Generating a lexical analyzer with the lex command

The lex command helps write a C language program that can receive and translate character-stream input into program actions.

To use the lex command, you must supply or write a specification file that contains:

Extended regular expressions
Character patterns that the generated lexical analyzer recognizes.
Action statements
C language program fragments that define how the generated lexical analyzer reacts to extended regular expressions it recognizes.

For information about the format and logic allowed in this file, see the lex command in Commands Reference, Volume 3.

The lex command generates a C language program that can analyze an input stream using information in the specification file. The lex command then stores the output program in a lex.yy.c file. If the output program recognizes a simple, one-word input structure, you can compile the lex.yy.c output file with the following command to produce an executable lexical analyzer:
cc lex.yy.c -ll

However, if the lexical analyzer must recognize more complex syntax, you can create a parser program to use with the output file to ensure proper handling of any input.

You can move a lex.yy.c output file to another system if it has a C compiler that supports the lex library functions.

The compiled lexical analyzer performs the following functions:
  • Reads an input stream of characters.
  • Copies the input stream to an output stream.
  • Breaks the input stream into smaller strings that match the extended regular expressions in the lex specification file.
  • Executes an action for each extended regular expression that it recognizes. These actions are C language program fragments in the lex specification file. Each action fragment can call actions or subroutines outside of itself.

The lexical analyzer generated by the lex command uses an analysis method called a deterministic finite-state automaton. This method provides for a limited number of conditions in which the lexical analyzer can exist, along with the rules that determine the state of the lexical analyzer.

The automaton allows the generated lexical analyzer to look ahead more than one or two characters in an input stream. For example, suppose you define two rules in the lex specification file: one looks for the string ab and the other looks for the string abcdefg. If the lexical analyzer receives an input string of abcdefh, it reads characters to the end of the input string before determining that it does not match the string abcdefg. The lexical analyzer then returns to the rule that looks for the string ab, decides that it matches part of the input, and begins trying to find another match using the remaining input cdefh.

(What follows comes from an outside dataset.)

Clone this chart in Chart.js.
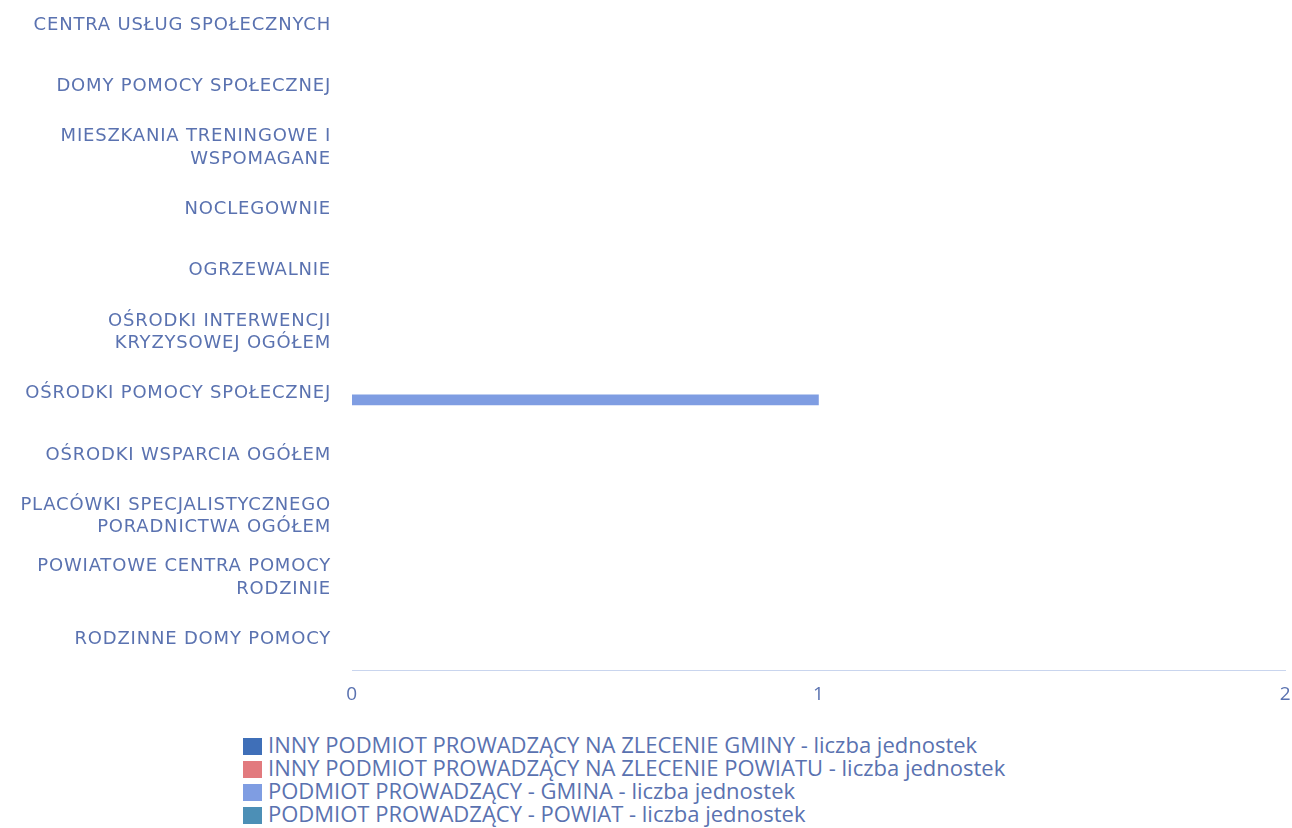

Compiling the lexical analyzer

To compile a lex program, do the following:
  1. Use the lex program to change the specification file into a C language program. The resulting program is in the lex.yy.c file.
  2. Use the cc command with the -ll flag to compile and link the program with a library of lex subroutines. The resulting executable program is in the a.out file.
For example, if the lex specification file is called lextest, enter the following commands:
lex lextest
cc lex.yy.c -ll